Their Uncle Tinsley takes them in, but they find that living in small town Virginia is has own set of challenges. (Especially in 1970-71, which is when this takes place.) In addition to the whole new kids in town feeling, the girls find they have to deal with a lot of Small Town History. The Hollidays used to be the mill owners, and used to be Big People in Town, but have been fading over the years. The current mill manager — Mr. Maddox — is a real piece of work (that’s being nice; ominous music started in my brain about page 100), and there’s a bit of a feud between him and Tinsley. And that only intensifies when Maddox assaults Liz.

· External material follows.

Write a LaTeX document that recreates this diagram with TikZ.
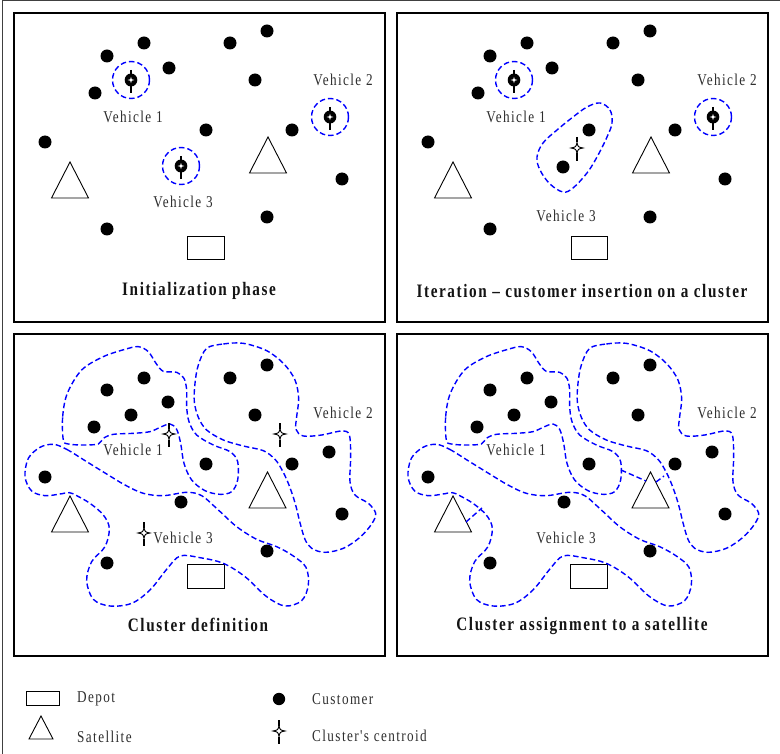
\documentclass[tikz,border=0pt]{standalone}
\usepackage{fontspec}
\newfontfamily\labfont[FakeStretch=0.8,LetterSpace=8.5]{Liberation Serif}
\begin{document}
\begin{tikzpicture}[x=1pt,y=-1pt,
  panel/.style={draw=black,line width=1.3pt},
  sat/.style={draw=black,line width=0.9pt,fill=white,line join=miter},
  depotbox/.style={draw=black,line width=0.9pt,fill=white},
  clus/.style={draw=blue,line width=1.4pt,dash pattern=on 5.5pt off 3pt},
  lab/.style={font=\labfont\fontsize{16.5}{18}\selectfont,text=black!82,inner sep=0pt},
  tit/.style={font=\labfont\bfseries\fontsize{19}{22}\selectfont,text=black!92,inner sep=0pt},
  pics/hcent/.style={code={
    \draw[line width=0.9pt,fill=white] (0,-5.5) .. controls (1,-1) .. (6,0) .. controls (1,1) .. (0,5.5) .. controls (-1,1) .. (-6,0) .. controls (-1,-1) .. (0,-5.5) -- cycle;
    \draw[line width=1.3pt] (0,-11) -- (0,-5.5) (0,5.5) -- (0,13);
  }},
  pics/fcent/.style={code={
    \draw[line width=2.4pt] (0,-10) -- (0,13);
    \fill[black] (0,0) ellipse (6.3 and 6.5);
    \fill[white] (0,-3.2) .. controls (0.5,-0.5) .. (3.4,0) .. controls (0.5,0.5) .. (0,3.2) .. controls (-0.5,0.5) .. (-3.4,0) .. controls (-0.5,-0.5) .. (0,-3.2) -- cycle;
  }}
]
\useasboundingbox (0,0) rectangle (780,754);
\fill[white] (0,0) rectangle (780,754);
% outer frame
\draw[line width=1pt,black!75] (2,754) -- (2,1) -- (780,1);
% panels
\draw[panel] (14,13) rectangle (385,322);
\draw[panel] (397,13) rectangle (768,322);
\draw[panel] (14,334) rectangle (385,656);
\draw[panel] (397,334) rectangle (768,656);

% ---------- Panel 1 ----------
\foreach \x/\y in {107/56,144/43,169/68,95/93,230/43,267/31,255/80,206/130,292/130,45/142,342/179,267/217,107/229}
  {\fill (\x,\y) circle (6.5);}
\draw[sat] (51.5,198) -- (70,162) -- (88.5,198) -- cycle;
\draw[sat] (249.5,173) -- (268,137) -- (286.5,173) -- cycle;
\draw[depotbox] (187,236) rectangle (224,259);
\draw[clus] (131,80) circle (18.5);
\draw[clus] (330,117) circle (18.5);
\draw[clus] (181,166) circle (18.5);
\pic at (131,80) {fcent};
\pic at (330,117) {fcent};
\pic at (181,166) {fcent};
\node[lab] (p1v1) at (133,117) {Vehicle 1};
\node[lab] (p1v2) at (343,80) {Vehicle 2};
\node[lab] (p1v3) at (183,202) {Vehicle 3};
\node[tit] (p1t) at (199,291) {Initialization phase};

% ---------- Panel 2 ----------
\foreach \x/\y in {107/56,144/43,169/68,95/93,230/43,267/31,255/80,206/130,292/130,45/142,342/179,267/217,107/229,180/167}
  {\fill (\x+383,\y) circle (6.5);}
\draw[sat] (434.5,198) -- (453,162) -- (471.5,198) -- cycle;
\draw[sat] (632.5,173) -- (651,137) -- (669.5,173) -- cycle;
\draw[depotbox] (571,236) rectangle (607,259);
\draw[clus] (514,80) circle (18.5);
\draw[clus] (713,117) circle (18.5);
\pic at (514,80) {fcent};
\pic at (713,117) {fcent};
\draw[clus] plot[smooth cycle,tension=0.6] coordinates {(600,103) (610,110) (612,123) (607,137) (597,157) (587,173) (573,188) (563,192) (550,184) (540,170) (537,157) (543,143) (557,130) (573,117) (587,107)};
\pic at (577,148) {hcent};
\node[lab] (p2v1) at (516,117) {Vehicle 1};
\node[lab] (p2v2) at (727,80) {Vehicle 2};
\node[lab] (p2v3) at (566,216) {Vehicle 3};
\node[tit] (p2t) at (582,291) {Iteration – customer insertion on a cluster};

% ---------- Panels 3 and 4: dots, shapes ----------
\foreach \s in {0,383}{
  \foreach \x/\y in {107/390,144/378,168/402,131/415,94/427,230/378,267/365,255/415,206/464,292/464,329/452,45/477,181/502,342/514,267/551,107/563}
    {\fill (\x+\s,\y) circle (6.5);}
  \draw[sat] (51.5+\s,532) -- (70+\s,496) -- (88.5+\s,532) -- cycle;
  \draw[sat] (249+\s,508) -- (267.5+\s,472) -- (286+\s,508) -- cycle;
  \draw[depotbox] (187+\s,564) rectangle (224+\s,588);
  \begin{scope}[shift={(10+\s,330)},scale=1/3]
    % cluster 1
    \draw[clus] plot[smooth cycle,tension=0.55] coordinates {(160,330) (158,260) (172,190) (215,120) (280,80) (345,58) (385,50) (415,65) (438,100) (460,124) (500,127) (522,145) (530,180) (530,230) (537,275) (560,315) (610,345) (660,365) (683,395) (683,450) (665,485) (630,493) (585,482) (545,450) (522,400) (512,340) (500,298) (480,282) (450,292) (420,305) (370,310) (310,313) (280,325) (265,342) (220,345) (175,342)};
    % cluster 2
    \draw[clus] plot[smooth cycle,tension=0.55] coordinates {(590,55) (640,42) (700,40) (770,62) (822,102) (855,150) (866,205) (860,260) (858,298) (880,318) (935,315) (995,303) (1018,315) (1022,380) (1020,455) (1035,495) (1075,520) (1097,550) (1085,582) (1050,622) (1000,655) (945,667) (905,655) (885,628) (870,578) (855,518) (835,460) (815,418) (795,388) (760,362) (700,348) (640,330) (590,300) (565,262) (553,215) (555,160) (565,105)};
    % cluster 3
    \draw[clus] plot[smooth cycle,tension=0.55] coordinates {(130,343) (170,358) (230,395) (290,432) (345,465) (400,490) (460,497) (530,487) (575,497) (625,540) (680,590) (740,628) (800,650) (850,678) (888,712) (895,765) (875,812) (825,828) (770,800) (705,740) (640,700) (570,683) (510,678) (470,718) (420,780) (365,820) (300,828) (250,808) (230,752) (245,695) (285,650) (298,595) (280,555) (240,520) (200,497) (178,488) (150,492) (105,497) (65,483) (45,440) (55,385) (90,352)};
  \end{scope}
}
% panel 3 centroids and labels
\pic at (169,434) {hcent};
\pic at (280,434) {hcent};
\pic at (144,533) {hcent};
\node[lab] (p3v1) at (133,450) {Vehicle 1};
\node[lab] (p3v2) at (343,413) {Vehicle 2};
\node[lab] (p3v3) at (183,538) {Vehicle 3};
\node[tit] (p3t) at (198,625) {Cluster definition};

% panel 4 assignment links and labels
\draw[clus] (466,522) -- (482,508);
\draw[clus] (621,470) -- (646,481);
\draw[clus] (656,482) -- (664,476);
\node[lab] (p4v1) at (516,450) {Vehicle 1};
\node[lab] (p4v2) at (727,413) {Vehicle 2};
\node[lab] (p4v3) at (566,538) {Vehicle 3};
\node[tit] (p4t) at (582,626) {Cluster assignment to a satellite};

% ---------- Legend ----------
\draw[depotbox] (26,691) rectangle (59,705);
\node[lab,anchor=west] (ldep) at (77,699) {Depot};
\draw[sat] (29,739) -- (41,716) -- (53,739) -- cycle;
\node[lab,anchor=west] (lsat) at (77,737) {Satellite};
\fill (279,699) circle (6.2);
\node[lab,anchor=west] (lcus) at (312,699) {Customer};
\pic at (279,731) {hcent};
\node[lab,anchor=west] (lcen) at (312,736) {Cluster's centroid};
\end{tikzpicture}
\end{document}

Two things I think Walls really got: 1970s politics, and smart kids. The former was evident not only in the race relations, which admittedly she just breezed over, but in the politics of sex crimes. While the way the town and the legal system treated Liz, I was glad Walls wasn’t tempted to modernize this. (Though I wonder how “modern” the legal system really is in this area.) It helped the authenticity and feel of the novel overall.
I also appreciated that she didn’t glorify either small towns or the South; it’s all laid out there, the good and the bad, for better or for worse. And for some people — like Liz and Bean’s mom — it is worse. But that said, family doesn’t necessarily mean blood. And in tough times, good people stick together.
It’s a quick read, and well worth the time.
Just finished The Silver Star. Didn't realize it was fiction until I started reading it. I really loved her other two books. I felt this would be a great book for my teenager. I thought it was ok. I didn't have to keep reminding myself that it was 1970 and that everything was a bit of a time warp.